In autumn I go foraging in the hedgerows on the outskirts of town (the recreation grounds where my kids play football matches often have rich pickings) and last year came home with not just blackberries but hazelnuts, sloes, and several varieties of not-quite-crabapple as well. Real crabapples have a very specific shape and colour, but these were obviously first-generation offspring of cultivated trees, seeded from discarded cores; some were large and sweet enough to eat raw, but most were small and bitter. Sadly, none of the jams and jellies I've made with them so far have been really palatable; they've either been excruciatingly sweet (though one batch of crabapple jelly did make a great pancake syrup substitute) or mouth-puckeringly astringent even when I didn't put any sloes in. I have now located a genuine crabapple tree in the churchyard where an acquaintance is the vicar, though, so this autumn may finally be successful.
I love to forage in the city! in savannah there are loquat trees everywhere, and no one but my family ever tries to pick and eat them, so when they are in season you can eat yourself (happily!) sick. they must not travel at all, because I never get them anywhere else. they grow in china, apparently. in d.c. there are mulberries everywhere, they clot the streets in the late spring. they are never very sweet but are good nonetheless. they taste homelike to me. in italy they make granita; I always mean to do that with them but I never have gotten the chance.
98: clew, I stir egg whites till they are loosened, paint them onto the violets with a paint-brush, and then gently coat them with crystallized sugar. then I just let them dry slightly so the petals are stiffened, and put them on top of cakes or cupcakes as edible decoration. thinking about it, I guess I just saw photos of them a long time ago, and I always liked to eat violets from the grass in springtime.

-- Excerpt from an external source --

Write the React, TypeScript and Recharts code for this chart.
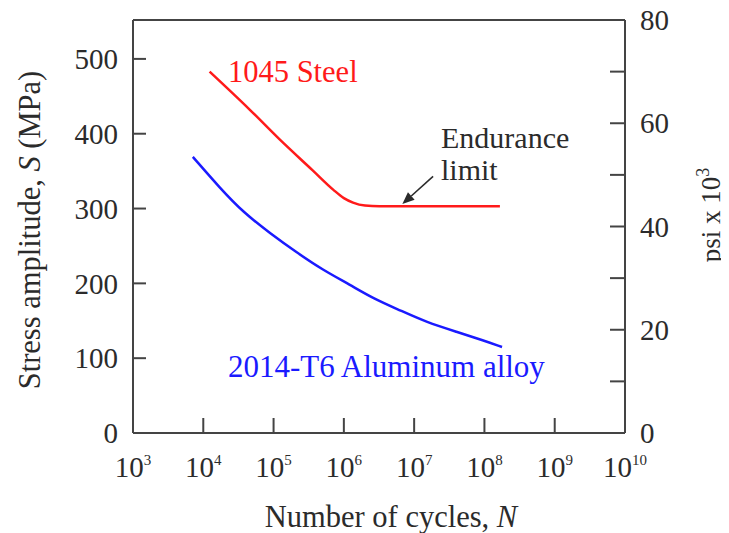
import { LineChart, Line, XAxis, YAxis, ReferenceLine } from "recharts";

// S-N curves (cycles N, stress amplitude S in MPa)
const steelCycles = [1.23e4, 4.6e4, 1.23e5, 3.6e5, 7.1e5, 1.0e6, 1.35e6, 2.0e6, 3.2e6, 1.66e8];
const steelStress = [483, 432, 392, 351, 325, 314, 308, 304, 303, 303];

const aluminumCycles = [
  7.1e3, 1.74e4, 3.7e4, 8.9e4, 2.15e5, 5.0e5, 1.23e6, 2.6e6, 6.3e6, 1.5e7, 4.1e7, 9.5e7, 1.78e8,
];
const aluminumStress = [369, 327, 295, 267, 241, 218, 198, 180, 164, 148, 135, 124, 115];

const cycleTicks = [1e3, 1e4, 1e5, 1e6, 1e7, 1e8, 1e9, 1e10];
const mpaTicks = [0, 100, 200, 300, 400, 500];
const ksiTicks = [0, 10, 20, 30, 40, 50, 60, 70, 80];

// 80 ksi ~ 552 MPa, so both y axes share the same top
const MPA_MAX = 552;
const KSI_MAX = 80;

// "Endurance limit" arrow, in data units
const arrowTail = { x: 1.86e7, y: 343 };
const arrowHead = { x: 6.8e6, y: 306 };

const steelData = steelCycles.map((n, i) => ({ n, s: steelStress[i] }));
const aluminumData = aluminumCycles.map((n, i) => ({ n, s: aluminumStress[i] }));

const FONT = "'Liberation Serif', 'DejaVu Serif', serif";
const INK = "#2b2b2b";
const AXIS = "#444";
const RED = "#ff1a1a";
const BLUE = "#1a1aff";

function CycleTick(props: any) {
  const { x, y, payload } = props;
  const exp = Math.round(Math.log10(payload.value));
  const edge = exp === 3 || exp === 10;
  return (
    <g>
      {!edge && <line x1={x} x2={x} y1={y} y2={y - 15} stroke={AXIS} strokeWidth={2} />}
      <text x={x} y={y + 44} textAnchor="middle" fontFamily={FONT} fontSize={29} fill={INK}>
        10
        <tspan dy={-12} fontSize={15}>
          {exp}
        </tspan>
      </text>
    </g>
  );
}

function MpaTick(props: any) {
  const { x, y, payload } = props;
  const v = payload.value;
  return (
    <g>
      {v > 0 && <line x1={x} x2={x + 13} y1={y} y2={y} stroke={AXIS} strokeWidth={2} />}
      <text x={x - 15} y={y} dy="0.35em" textAnchor="end" fontFamily={FONT} fontSize={29} fill={INK}>
        {v}
      </text>
    </g>
  );
}

function KsiTick(props: any) {
  const { x, y, payload } = props;
  const v = payload.value;
  return (
    <g>
      {v > 0 && v < KSI_MAX && (
        <line x1={x} x2={x - 15} y1={y} y2={y} stroke={AXIS} strokeWidth={2} />
      )}
      {v % 20 === 0 && (
        <text x={x + 15} y={y} dy="0.35em" textAnchor="start" fontFamily={FONT} fontSize={29} fill={INK}>
          {v}
        </text>
      )}
    </g>
  );
}

function Arrow(props: any) {
  const { x1, y1, x2, y2 } = props;
  const ang = Math.atan2(y2 - y1, x2 - x1);
  const len = 12;
  const w = 5;
  const bx = x2 - len * Math.cos(ang);
  const by = y2 - len * Math.sin(ang);
  const px = -Math.sin(ang) * w;
  const py = Math.cos(ang) * w;
  return (
    <g>
      <line x1={x1} y1={y1} x2={bx} y2={by} stroke={INK} strokeWidth={1.6} />
      <polygon points={`${x2},${y2} ${bx + px},${by + py} ${bx - px},${by - py}`} fill={INK} />
    </g>
  );
}

export default function App() {
  // pulled up over the body margin so the top tick label has room
  return (
    <div style={{ position: "relative", width: 721, height: 533, marginTop: -8 }}>
      <LineChart width={721} height={533} margin={{ top: 20, right: 0, bottom: 0, left: 0 }}>
        <XAxis
          dataKey="n"
          type="number"
          scale="log"
          domain={[1e3, 1e10]}
          ticks={cycleTicks}
          interval={0}
          allowDataOverflow
          height={100}
          tickSize={0}
          tickMargin={0}
          tickLine={false}
          tick={<CycleTick />}
          axisLine={{ stroke: AXIS, strokeWidth: 2 }}
        />
        <YAxis
          yAxisId="mpa"
          type="number"
          domain={[0, MPA_MAX]}
          ticks={mpaTicks}
          interval={0}
          allowDataOverflow
          width={125}
          tickSize={0}
          tickMargin={0}
          tickLine={false}
          tick={<MpaTick />}
          axisLine={{ stroke: AXIS, strokeWidth: 2 }}
        />
        <YAxis
          yAxisId="ksi"
          orientation="right"
          type="number"
          domain={[0, KSI_MAX]}
          ticks={ksiTicks}
          interval={0}
          allowDataOverflow
          width={104}
          tickSize={0}
          tickMargin={0}
          tickLine={false}
          tick={<KsiTick />}
          axisLine={{ stroke: AXIS, strokeWidth: 2 }}
        />
        <ReferenceLine yAxisId="mpa" y={MPA_MAX} stroke={AXIS} strokeWidth={2} />
        <Line
          yAxisId="mpa"
          data={steelData}
          dataKey="s"
          type="monotone"
          stroke={RED}
          strokeWidth={2.5}
          dot={false}
          isAnimationActive={false}
        />
        <Line
          yAxisId="mpa"
          data={aluminumData}
          dataKey="s"
          type="basis"
          stroke={BLUE}
          strokeWidth={2.5}
          dot={false}
          isAnimationActive={false}
        />
        <ReferenceLine yAxisId="mpa" segment={[arrowTail, arrowHead]} shape={<Arrow />} />
      </LineChart>
      <svg
        width={721}
        height={533}
        style={{ position: "absolute", left: 0, top: 0, overflow: "visible", pointerEvents: "none" }}
        fontFamily={FONT}
      >
        <text x={220} y={82} fontSize={30.5} fill={RED}>
          1045 Steel
        </text>
        <text x={433} y={148} fontSize={30} fill={INK}>
          Endurance
        </text>
        <text x={433} y={180} fontSize={30} fill={INK}>
          limit
        </text>
        <text x={220} y={377} fontSize={31} fill={BLUE}>
          2014-T6 Aluminum alloy
        </text>
        <text x={383} y={527} textAnchor="middle" fontSize={30.5} fill={INK}>
          Number of cycles, <tspan fontStyle="italic">N</tspan>
        </text>
        <text x={32} y={230} textAnchor="middle" fontSize={30.5} fill={INK} transform="rotate(-90 32 230)">
          Stress amplitude, <tspan fontStyle="italic">S</tspan> (MPa)
        </text>
        <text x={712} y={215} textAnchor="middle" fontSize={27} fill={INK} transform="rotate(-90 712 215)">
          psi x 10
          <tspan dy={-11} fontSize={18}>
            3
          </tspan>
        </text>
      </svg>
    </div>
  );
}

I think I made up that method to match the photos because there was no internet to check when I was in 7th grade. I don't even know the real way?

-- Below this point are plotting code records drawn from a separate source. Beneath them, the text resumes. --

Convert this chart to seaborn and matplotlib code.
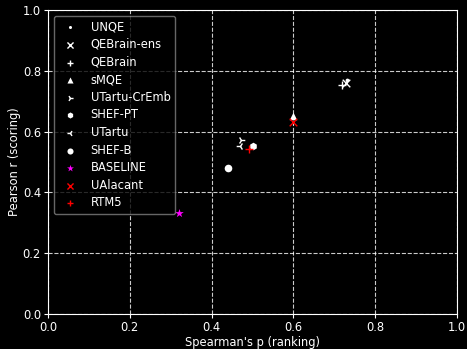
import matplotlib
matplotlib.use('Agg')
import matplotlib.pyplot as plt
import seaborn as sns

systems = ['UNQE', 'QEBrain-ens', 'QEBrain', 'sMQE', 'UTartu-CrEmb', 'SHEF-PT',
           'UTartu', 'SHEF-B', 'BASELINE', 'UAlacant', 'RTM5']
spearman = [0.730, 0.728, 0.719, 0.600, 0.472, 0.500, 0.469, 0.441, 0.321, 0.600, 0.491]
pearson = [0.770, 0.760, 0.753, 0.651, 0.572, 0.552, 0.553, 0.481, 0.331, 0.630, 0.542]
markers = ['.', 'x', '+', '^', '4', 'h', '3', 'o', '*', 'x', '+']
colors = ['white'] * 8 + ['magenta', 'red', 'red']

plt.style.use('dark_background')
plt.rcParams['font.size'] = 8.3
plt.rcParams['xtick.major.size'] = 2.6
plt.rcParams['ytick.major.size'] = 2.6
plt.rcParams['xtick.major.pad'] = 2.2
plt.rcParams['ytick.major.pad'] = 2.5
plt.rcParams['axes.labelpad'] = 1.5
plt.rcParams['axes.linewidth'] = 0.8
fig, ax = plt.subplots(figsize=(4.67, 3.49), dpi=100)

line_art = {'x', '+', '3', '4'}
for name, x, y, m, c in zip(systems, spearman, pearson, markers, colors):
    sns.scatterplot(x=[x], y=[y], marker=m, color=c, s=42 if m == '*' else 30,
                    linewidth=1.0 if m in line_art else 0, label=name, ax=ax)
    coll = ax.collections[-1]
    coll.set_facecolor(c)
    coll.set_edgecolor(c)
    coll.set_alpha(1)

ax.set_xlim(0, 1)
ax.set_ylim(0, 1)
ax.set_xlabel("Spearman's p (ranking)")
ax.set_ylabel('Pearson r (scoring)')
ax.grid(True, linestyle='--', color='white', alpha=0.8, linewidth=0.8)
ax.set_axisbelow(True)
leg = ax.legend(loc='upper left', facecolor='black', edgecolor='gray',
                markerscale=0.8, labelspacing=0.4)
for h, c in zip(leg.legend_handles, colors):
    h.set_facecolor(c)
    h.set_edgecolor(c)

fig.subplots_adjust(left=48/467, right=457/467, bottom=1-314/349, top=1-10/349)
fig.savefig('out.png', dpi=100)
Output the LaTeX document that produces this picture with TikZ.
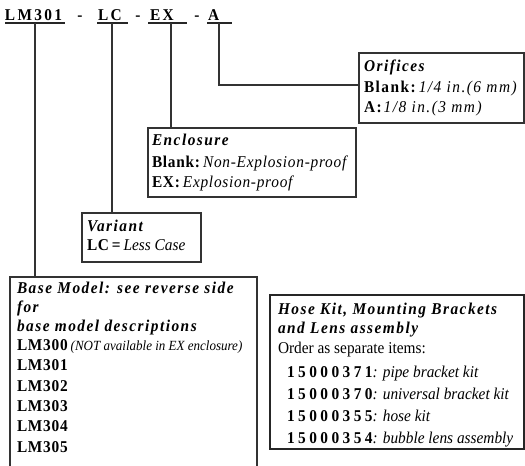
\documentclass[tikz,border=0pt]{standalone}
\usepackage{fontspec}
\setmainfont{Liberation Serif}[FakeStretch=0.93]
\newfontfamily\hdfont{Liberation Serif}[FakeStretch=0.93,LetterSpace=9]
\newfontfamily\spfont{Liberation Serif}[FakeStretch=0.93,LetterSpace=4.5]
\newfontfamily\numfont{Liberation Serif}[FakeStretch=0.93,LetterSpace=21]
\newfontfamily\titfont{Liberation Serif}[FakeStretch=0.93,LetterSpace=14]
\newcommand\hd[1]{{\hdfont\bfseries\itshape #1}}
\newcommand\hdb[1]{{\hdfont\bfseries #1}}
\newcommand\hdi[1]{{\hdfont\itshape #1}}
\newcommand\bsp[1]{{\spfont\bfseries #1}}
\newcommand\isp[1]{{\spfont\itshape #1}}
\newcommand\nump[1]{{\numfont\bfseries #1}}
\begin{document}
\begin{tikzpicture}[x=1pt,y=-1pt,
  every node/.style={inner sep=0pt,outer sep=0pt},
  txt/.style={anchor=base west,font=\fontsize{16.5}{19}\selectfont,text=black},
  tit/.style={anchor=base west,font=\fontsize{16.5}{19}\selectfont\titfont\bfseries,text=black},
  boxed/.style={draw=black!80,line width=1.2pt,anchor=north west},
  hosebox/.style={draw=black!85,line width=2.2pt,anchor=north west},
  conn/.style={draw=black!80,line width=1.1pt},
  uline/.style={draw=black!85,line width=1.1pt}]
\useasboundingbox (0,0) rectangle (525,466);

% title
\node[tit] (t1) at (5,20) {LM301};
\node[tit,anchor=base] (d1) at (80,20) {-};
\node[tit] (t2) at (98,20) {LC};
\node[tit,anchor=base] (d2) at (138,20) {-};
\node[tit] (t3) at (150,20) {EX};
\node[tit,anchor=base] (d3) at (197,20) {-};
\node[tit] (t4) at (208,20) {A};
\draw[uline] (5,23) -- (65,23);
\draw[uline] (97,23) -- (128,23);
\draw[uline] (148,23) -- (187,23);
\draw[uline] (207,23) -- (232,23);
\coordinate (c1) at (35,23);
\coordinate (c2) at (112,23);
\coordinate (c3) at (171,23);
\coordinate (c4) at (219,23);

% boxes
\node[boxed,minimum width=165pt,minimum height=70pt] (orif) at (359,53) {};
\node[boxed,minimum width=208pt,minimum height=69pt] (encl) at (148,128) {};
\node[boxed,minimum width=119pt,minimum height=49pt] (vari) at (82,213) {};
\node[anchor=north west,minimum width=247pt,minimum height=200pt] (base) at (10,277) {};
\draw[boxed] (base.south west) |- (base.north east) -- (base.south east);
\node[hosebox,minimum width=254pt,minimum height=154pt] (hose) at (270,295) {};

% connectors
\draw[conn] (c1) -- (c1 |- base.north);
\draw[conn] (c2) -- (c2 |- vari.north);
\draw[conn] (c3) -- (c3 |- encl.north);
\draw[conn] (c4) |- ([yshift=3pt]orif.west);

% Orifices
\node[txt] (o1) at (364,71) {\hd{Orifices}};
\node[txt] (o2) at (364,92) {\hdb{Blank:}\hspace{3pt}\hdi{1/4 in.(6 mm)}};
\node[txt] (o3) at (364,112) {\hdb{A:}\hspace{2pt}\hdi{1/8 in.(3 mm)}};

% Enclosure
\node[txt] (e1) at (152,145) {\hd{Enclosure}};
\node[txt] (e2) at (152,167) {\bsp{Blank:}\hspace{3pt}\isp{Non-Explosion-proof}};
\node[txt] (e3) at (152,187) {\bsp{EX:}\hspace{3pt}\isp{Explosion-proof}};

% Variant
\node[txt] (v1) at (87,231) {\hd{Variant}};
\node[txt] (v2) at (87,250) {\bsp{LC\,=}\hspace{3pt}\textit{Less Case}};

% Base model
\node[txt] (b1) at (17,293) {\hd{Base Model: see reverse side}};
\node[txt] (b2) at (17,312) {\hd{for}};
\node[txt] (b3) at (17,331) {\hd{base model descriptions}};
\node[txt] (b4) at (17,350) {\bsp{LM300}\hspace{3pt}{\fontsize{14}{16}\selectfont\itshape (NOT available in EX enclosure)}};
\node[txt] (b5) at (17,370.5) {\bsp{LM301}};
\node[txt] (b6) at (17,391) {\bsp{LM302}};
\node[txt] (b7) at (17,411) {\bsp{LM303}};
\node[txt] (b8) at (17,431.5) {\bsp{LM304}};
\node[txt] (b9) at (17,452) {\bsp{LM305}};

% Hose kit
\node[txt] (h1) at (278,314) {\hd{Hose Kit, Mounting Brackets}};
\node[txt] (h2) at (278,333.5) {\hd{and Lens assembly}};
\node[txt] (h3) at (278,353) {Order as separate items:};
\node[txt] (h4) at (287,377) {\nump{15000371}\textit{: pipe bracket kit}};
\node[txt] (h5) at (287,399) {\nump{15000370}\textit{: universal bracket kit}};
\node[txt] (h6) at (287,421) {\nump{15000355}\textit{: hose kit}};
\node[txt] (h7) at (287,443) {\nump{15000354}\textit{: bubble lens assembly}};
\end{tikzpicture}
\end{document}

OT: Catching a bus to the airport from downtown. Four other people were there with me. I don't remember 4:30am being so crowded when I was last downtown in the very early hours.

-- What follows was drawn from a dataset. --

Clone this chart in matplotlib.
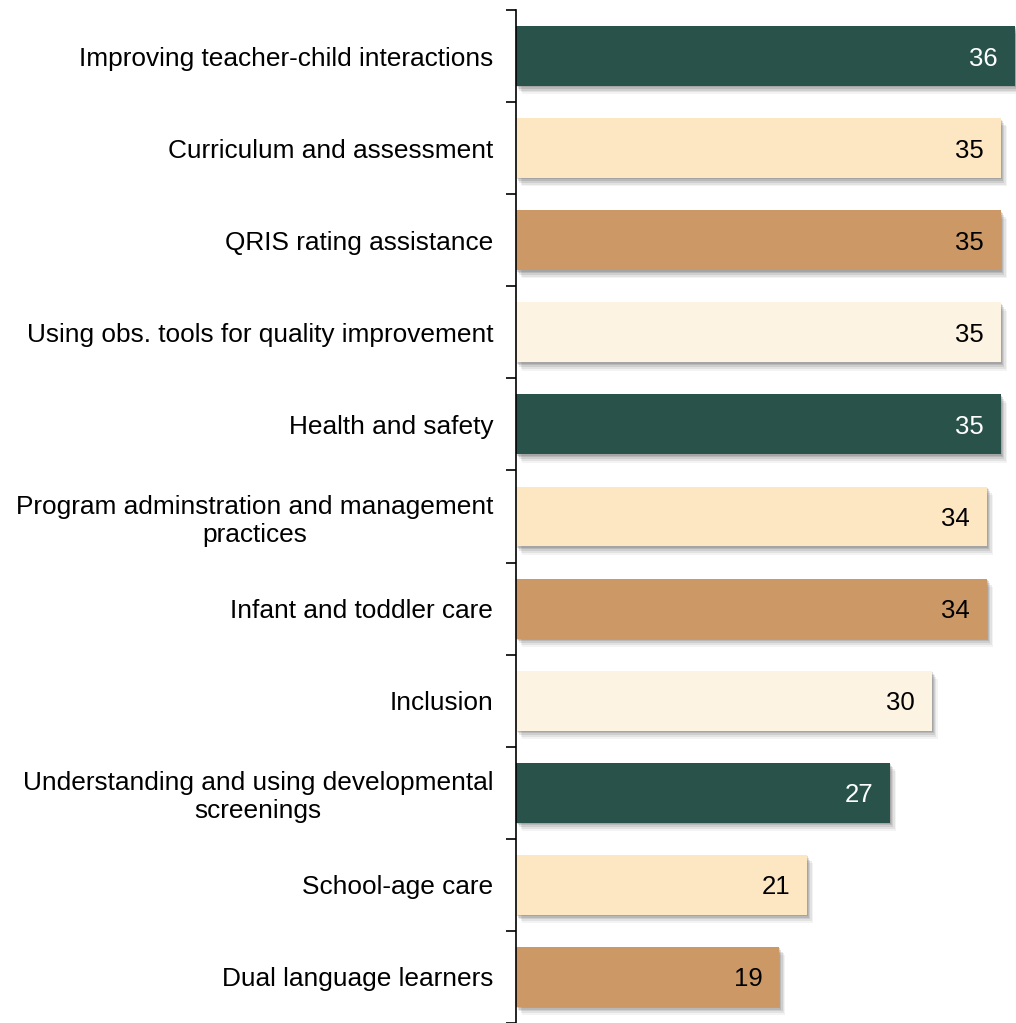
import numpy as np
import matplotlib.pyplot as plt

plt.rcParams['font.family'] = ['Liberation Sans', 'DejaVu Sans']

categories = [
    "Improving teacher-child interactions",
    "Curriculum and assessment",
    "QRIS rating assistance",
    "Using obs. tools for quality improvement",
    "Health and safety",
    "Program adminstration and management\npractices",
    "Infant and toddler care",
    "Inclusion",
    "Understanding and using developmental\nscreenings",
    "School-age care",
    "Dual language learners",
]
values = [36, 35, 35, 35, 35, 34, 34, 30, 27, 21, 19]

palette = ["#28524a", "#fde6c2", "#cc9866", "#fdf3e2"]
label_colors = ["white", "black", "black", "black"]

fig = plt.figure(figsize=(10.16, 10.23), dpi=100)
ax = fig.add_axes([516 / 1016, 0.0, 1 - 516 / 1016, 1 - 10 / 1023])

n = len(categories)
y = np.arange(n)
h = 0.65
xmax = 36.1

# soft drop shadow (stacked, offset translucent bars)
for dx, dy, a in [(0.45, 0.09, 0.07), (0.35, 0.07, 0.10), (0.25, 0.05, 0.14),
                  (0.15, 0.03, 0.18), (0.08, 0.015, 0.2)]:
    ax.barh(y + dy, values, height=h, left=dx, color="#555555", alpha=a,
            zorder=1, linewidth=0)

cols = [palette[i % 4] for i in range(n)]
ax.barh(y, values, height=h, color=cols, zorder=2, linewidth=0)

for i, v in enumerate(values):
    ax.annotate(str(v), xy=(v, i), xytext=(-12, 0), textcoords="offset points",
                ha="right", va="center_baseline", fontsize=18.5,
                color=label_colors[i % 4], zorder=3)

ax.set_xlim(0, xmax)
ax.set_ylim(n - 0.5, -0.5)
ax.set_yticks(y)
ax.set_yticklabels(categories, fontsize=18.9)
for lbl in ax.get_yticklabels():
    lbl.set_multialignment("center")
ax.tick_params(axis="y", which="major", length=0, pad=16.5)
ax.set_yticks(np.arange(n + 1) - 0.5, minor=True)
ax.tick_params(axis="y", which="minor", length=7, width=1.2, direction="out")
ax.set_xticks([])

for s in ["top", "right", "bottom"]:
    ax.spines[s].set_visible(False)
ax.spines["left"].set_linewidth(1.2)

fig.savefig("out.png", dpi=100)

There was no food to forage, except maybe at the 7-11. The coffee was so awful I wouldn't try the food.
Better coffee at the airport. The sushi bar was closed, which was probably for the best. With any luck, I'll be leaving for Wide-Stance International in a bit.
Somebody at the gate smells like vodka.
They're already on the plane. I'll see when I board if the captain greets us or if he's hiding his stinking.
Drinking. Stupid anglo-saxon phone.
Berkeley has a lot of loquat trees too.
How rude is it to take off my shoes at the airport? I'm wearing clean socks and am seated in an isolated space, as far as spaces at airports go.
Space outside, sure. Not inside with a comfy chair and an outlet. MSP is kind of great about that stuff.
The number one edible flower is, of course, the herb. Cooked up into brownies it makes all other edible flowers that much more delicious.
Banana blossom hasn't won me over yet. I just added a photo to the flickr pool of a croquembouche I made a while back with nasturtiums, centaurea and whatever cultivar of Viola that is.
The thick white petals of a guava blossom are edible and sweet.
124 Spam has the password to the flickr pool now? I guess sentient AI has finally arrived.
4 minutes between the generic spam of 122 and more blog specific info on 124 and especially 125. At this rate when can we expect ekranoplan references and multiple paragraph disquisitions on whether or not Beef Wellington made with hand-gathered wild grains is paleo or not?
It appears to be stealing previous comments and putting them under its own name. 124 is taken from comment 71. 125 is from comment 4.
It's right side up now.
What's the print LB? It reminds me of one of Kuniyoshi's 47 Ronin series (my grandfather had one that I've long coveted and may end up getting, it's one of 2 samurai chasing each other around a rice paper screen in a kind of pisces type motion.)